## Stated goal
Exactly and only the lines from the one containing "What seaborn and" through the one containing "from matplotlib.ticker import" are to be repeated, both ends included.

## Dataset content
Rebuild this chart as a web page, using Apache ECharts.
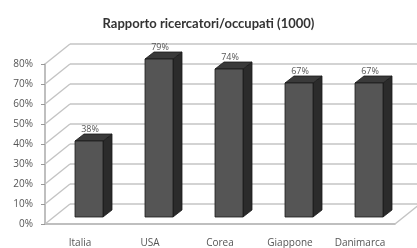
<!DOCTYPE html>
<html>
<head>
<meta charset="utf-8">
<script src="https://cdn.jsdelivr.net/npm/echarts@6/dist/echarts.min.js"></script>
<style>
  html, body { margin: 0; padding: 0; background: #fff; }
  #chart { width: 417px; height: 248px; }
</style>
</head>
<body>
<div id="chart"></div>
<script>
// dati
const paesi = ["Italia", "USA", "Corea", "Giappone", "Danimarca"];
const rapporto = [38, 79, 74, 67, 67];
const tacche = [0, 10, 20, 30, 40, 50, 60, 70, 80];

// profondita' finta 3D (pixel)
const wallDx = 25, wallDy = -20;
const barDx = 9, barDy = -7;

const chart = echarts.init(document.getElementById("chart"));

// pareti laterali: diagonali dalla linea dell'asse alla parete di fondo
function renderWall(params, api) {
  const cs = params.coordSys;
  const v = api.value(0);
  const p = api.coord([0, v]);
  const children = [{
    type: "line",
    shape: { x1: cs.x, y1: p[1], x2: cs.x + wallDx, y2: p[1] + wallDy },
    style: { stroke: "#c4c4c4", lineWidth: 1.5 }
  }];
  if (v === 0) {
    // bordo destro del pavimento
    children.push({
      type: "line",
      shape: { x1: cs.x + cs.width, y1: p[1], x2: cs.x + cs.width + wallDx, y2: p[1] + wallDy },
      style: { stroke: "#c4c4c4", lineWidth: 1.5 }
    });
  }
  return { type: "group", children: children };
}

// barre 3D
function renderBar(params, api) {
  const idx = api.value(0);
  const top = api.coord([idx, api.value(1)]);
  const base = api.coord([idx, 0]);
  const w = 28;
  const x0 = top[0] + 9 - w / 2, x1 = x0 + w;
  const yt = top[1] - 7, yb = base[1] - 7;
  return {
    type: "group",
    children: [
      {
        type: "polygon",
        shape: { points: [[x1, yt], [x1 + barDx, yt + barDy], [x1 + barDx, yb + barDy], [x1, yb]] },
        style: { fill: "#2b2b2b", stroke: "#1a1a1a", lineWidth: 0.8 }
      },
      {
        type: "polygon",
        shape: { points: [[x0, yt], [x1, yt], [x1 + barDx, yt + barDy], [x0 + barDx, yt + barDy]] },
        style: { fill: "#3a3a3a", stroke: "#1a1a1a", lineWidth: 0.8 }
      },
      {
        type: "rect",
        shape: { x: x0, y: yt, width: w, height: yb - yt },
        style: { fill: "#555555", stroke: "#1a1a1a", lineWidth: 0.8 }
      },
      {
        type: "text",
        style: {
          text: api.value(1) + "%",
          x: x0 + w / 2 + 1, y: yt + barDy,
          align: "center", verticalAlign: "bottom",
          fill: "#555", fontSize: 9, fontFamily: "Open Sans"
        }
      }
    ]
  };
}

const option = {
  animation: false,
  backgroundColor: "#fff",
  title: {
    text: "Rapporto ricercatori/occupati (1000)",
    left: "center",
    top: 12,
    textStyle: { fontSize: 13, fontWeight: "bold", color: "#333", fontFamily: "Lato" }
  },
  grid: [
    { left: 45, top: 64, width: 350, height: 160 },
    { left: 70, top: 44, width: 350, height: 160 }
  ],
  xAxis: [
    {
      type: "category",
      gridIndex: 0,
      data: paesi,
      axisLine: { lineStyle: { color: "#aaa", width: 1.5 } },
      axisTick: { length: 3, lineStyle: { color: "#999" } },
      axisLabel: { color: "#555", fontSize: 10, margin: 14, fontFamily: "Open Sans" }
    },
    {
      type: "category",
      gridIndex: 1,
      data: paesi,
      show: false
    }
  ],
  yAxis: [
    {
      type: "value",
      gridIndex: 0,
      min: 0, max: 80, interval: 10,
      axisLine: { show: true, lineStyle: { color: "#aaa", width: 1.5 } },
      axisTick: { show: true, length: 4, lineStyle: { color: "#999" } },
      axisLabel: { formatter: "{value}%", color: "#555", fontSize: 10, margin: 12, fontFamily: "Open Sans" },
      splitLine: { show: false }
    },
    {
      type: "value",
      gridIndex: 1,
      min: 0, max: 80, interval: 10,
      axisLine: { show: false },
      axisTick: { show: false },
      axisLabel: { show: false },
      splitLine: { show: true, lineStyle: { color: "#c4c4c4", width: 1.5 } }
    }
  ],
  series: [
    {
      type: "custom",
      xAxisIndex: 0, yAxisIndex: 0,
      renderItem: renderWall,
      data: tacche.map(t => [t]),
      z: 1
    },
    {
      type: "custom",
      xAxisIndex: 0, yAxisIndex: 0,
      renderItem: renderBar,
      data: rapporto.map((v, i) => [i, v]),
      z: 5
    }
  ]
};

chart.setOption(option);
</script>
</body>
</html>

--

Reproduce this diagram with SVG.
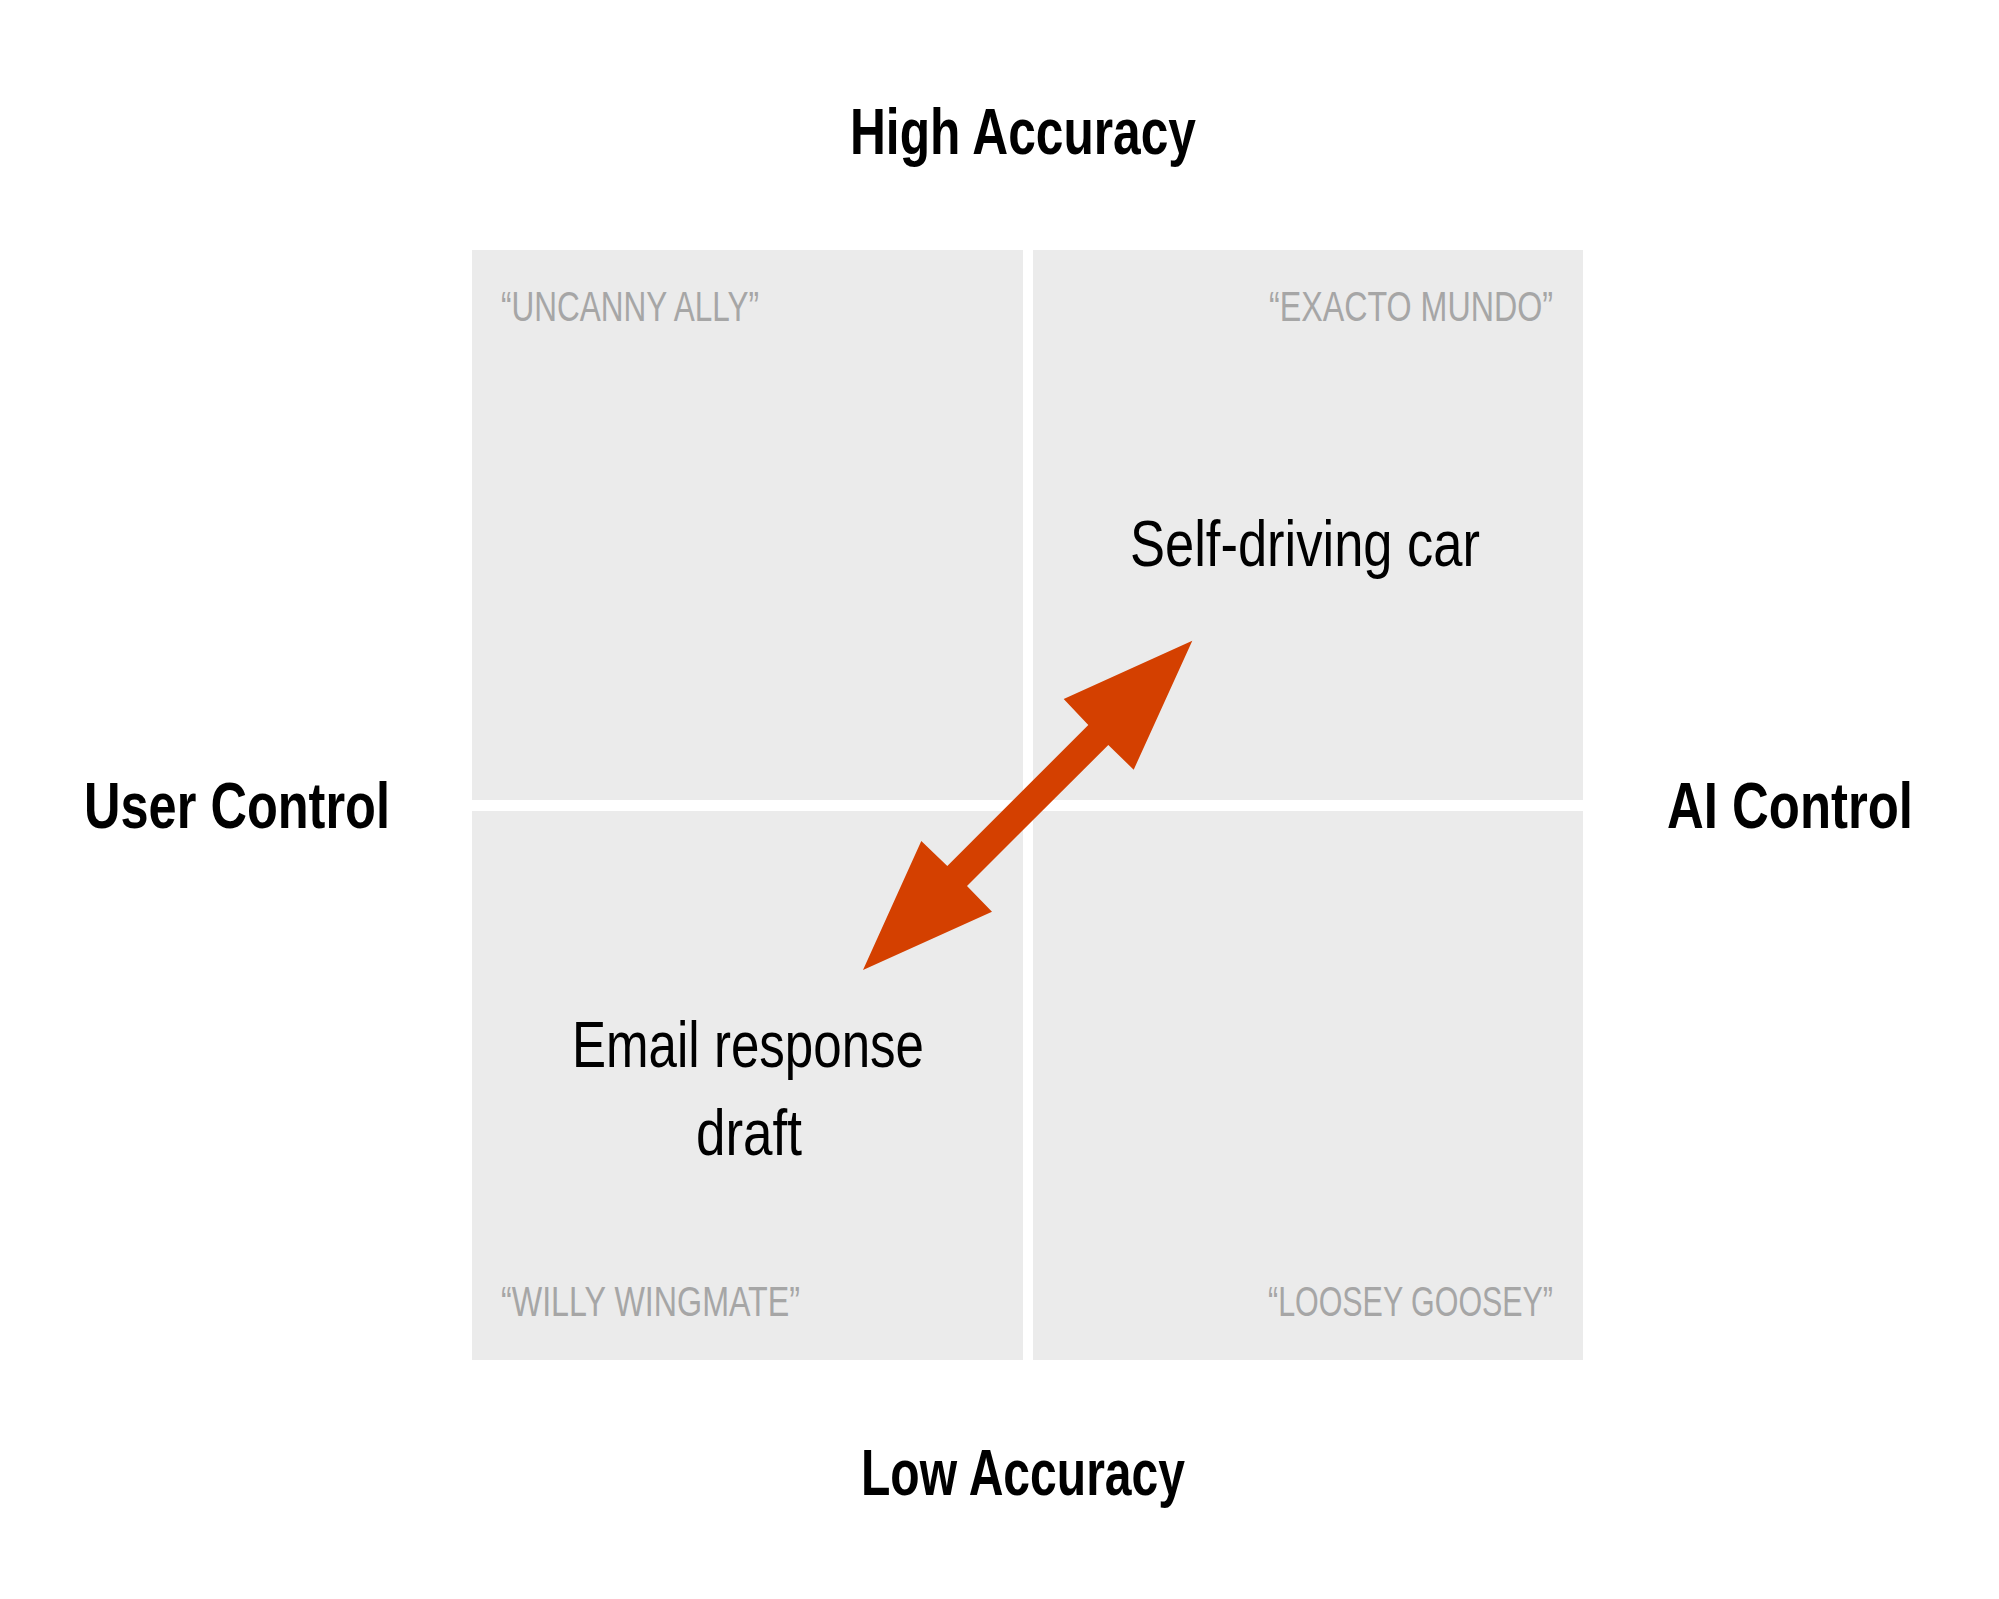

* * *

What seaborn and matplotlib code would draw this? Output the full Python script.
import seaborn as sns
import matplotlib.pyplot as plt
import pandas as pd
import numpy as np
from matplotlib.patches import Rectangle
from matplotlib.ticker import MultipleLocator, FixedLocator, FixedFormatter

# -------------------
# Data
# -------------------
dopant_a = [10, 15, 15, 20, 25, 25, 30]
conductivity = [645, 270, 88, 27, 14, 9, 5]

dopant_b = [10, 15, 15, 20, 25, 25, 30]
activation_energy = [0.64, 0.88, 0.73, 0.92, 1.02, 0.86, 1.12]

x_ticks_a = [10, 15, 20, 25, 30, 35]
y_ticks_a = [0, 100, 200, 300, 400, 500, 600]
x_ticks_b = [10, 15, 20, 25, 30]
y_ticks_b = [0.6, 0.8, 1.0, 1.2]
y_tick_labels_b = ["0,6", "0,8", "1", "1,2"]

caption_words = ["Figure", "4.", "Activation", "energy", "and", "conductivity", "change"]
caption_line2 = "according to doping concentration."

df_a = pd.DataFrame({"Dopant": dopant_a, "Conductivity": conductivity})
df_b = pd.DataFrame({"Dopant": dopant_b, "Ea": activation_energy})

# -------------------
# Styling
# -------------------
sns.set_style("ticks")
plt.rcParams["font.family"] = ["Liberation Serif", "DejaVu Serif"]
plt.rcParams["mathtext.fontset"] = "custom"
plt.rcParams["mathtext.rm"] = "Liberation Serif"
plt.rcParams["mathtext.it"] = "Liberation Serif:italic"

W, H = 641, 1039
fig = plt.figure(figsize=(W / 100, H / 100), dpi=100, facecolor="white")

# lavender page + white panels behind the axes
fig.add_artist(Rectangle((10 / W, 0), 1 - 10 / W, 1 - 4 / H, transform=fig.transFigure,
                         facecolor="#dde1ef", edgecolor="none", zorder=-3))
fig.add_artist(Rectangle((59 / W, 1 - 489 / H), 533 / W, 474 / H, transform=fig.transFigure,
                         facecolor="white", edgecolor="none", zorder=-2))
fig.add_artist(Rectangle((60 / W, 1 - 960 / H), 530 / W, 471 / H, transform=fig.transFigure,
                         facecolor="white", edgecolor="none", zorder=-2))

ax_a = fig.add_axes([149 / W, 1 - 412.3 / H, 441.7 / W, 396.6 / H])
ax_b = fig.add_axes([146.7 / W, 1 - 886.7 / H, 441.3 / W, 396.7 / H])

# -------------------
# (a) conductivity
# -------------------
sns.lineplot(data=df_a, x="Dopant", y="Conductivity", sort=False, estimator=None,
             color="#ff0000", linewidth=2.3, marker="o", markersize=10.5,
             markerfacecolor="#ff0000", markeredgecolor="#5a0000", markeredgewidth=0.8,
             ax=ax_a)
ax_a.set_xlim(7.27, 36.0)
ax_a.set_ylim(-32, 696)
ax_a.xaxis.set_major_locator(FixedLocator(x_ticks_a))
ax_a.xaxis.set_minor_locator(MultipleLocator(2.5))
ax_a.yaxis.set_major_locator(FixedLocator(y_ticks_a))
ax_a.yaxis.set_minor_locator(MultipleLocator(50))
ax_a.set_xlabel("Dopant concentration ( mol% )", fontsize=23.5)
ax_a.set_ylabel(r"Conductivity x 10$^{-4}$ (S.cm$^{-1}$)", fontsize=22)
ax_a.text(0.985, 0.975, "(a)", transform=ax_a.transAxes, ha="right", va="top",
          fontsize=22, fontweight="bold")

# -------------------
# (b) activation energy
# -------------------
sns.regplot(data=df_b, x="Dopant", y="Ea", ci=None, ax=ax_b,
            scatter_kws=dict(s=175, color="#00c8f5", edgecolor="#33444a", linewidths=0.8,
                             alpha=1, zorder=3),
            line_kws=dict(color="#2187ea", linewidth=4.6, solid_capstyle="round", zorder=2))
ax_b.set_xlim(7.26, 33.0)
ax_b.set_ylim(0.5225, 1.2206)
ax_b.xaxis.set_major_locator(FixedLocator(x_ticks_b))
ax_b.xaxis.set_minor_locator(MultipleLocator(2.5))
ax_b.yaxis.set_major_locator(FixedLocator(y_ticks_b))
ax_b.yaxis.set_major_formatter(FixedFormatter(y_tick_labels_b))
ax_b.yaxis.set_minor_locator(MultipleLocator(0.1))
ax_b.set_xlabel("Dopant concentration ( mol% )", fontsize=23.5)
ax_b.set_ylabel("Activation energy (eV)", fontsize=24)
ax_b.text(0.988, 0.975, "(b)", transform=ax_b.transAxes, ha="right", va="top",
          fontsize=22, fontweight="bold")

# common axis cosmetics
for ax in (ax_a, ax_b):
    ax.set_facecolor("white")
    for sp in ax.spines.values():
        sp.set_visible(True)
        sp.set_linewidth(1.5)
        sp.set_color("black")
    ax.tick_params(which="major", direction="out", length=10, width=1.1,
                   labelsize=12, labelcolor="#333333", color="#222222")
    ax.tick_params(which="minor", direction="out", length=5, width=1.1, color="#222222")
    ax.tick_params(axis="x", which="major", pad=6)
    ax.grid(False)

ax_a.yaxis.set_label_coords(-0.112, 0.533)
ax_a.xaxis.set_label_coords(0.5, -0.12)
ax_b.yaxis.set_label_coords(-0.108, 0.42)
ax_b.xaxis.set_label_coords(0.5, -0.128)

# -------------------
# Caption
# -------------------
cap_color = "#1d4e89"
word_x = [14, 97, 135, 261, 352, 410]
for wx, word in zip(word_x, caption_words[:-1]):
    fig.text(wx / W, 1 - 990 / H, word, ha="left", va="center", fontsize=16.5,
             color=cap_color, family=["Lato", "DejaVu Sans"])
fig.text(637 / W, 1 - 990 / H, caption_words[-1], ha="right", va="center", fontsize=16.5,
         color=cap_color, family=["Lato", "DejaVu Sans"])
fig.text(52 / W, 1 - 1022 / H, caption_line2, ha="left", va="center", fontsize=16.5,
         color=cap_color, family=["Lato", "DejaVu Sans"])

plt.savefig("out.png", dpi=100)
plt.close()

## Solution to this task
What seaborn and matplotlib code would draw this? Output the full Python script.
import seaborn as sns
import matplotlib.pyplot as plt
import pandas as pd
import numpy as np
from matplotlib.patches import Rectangle
from matplotlib.ticker import MultipleLocator, FixedLocator, FixedFormatter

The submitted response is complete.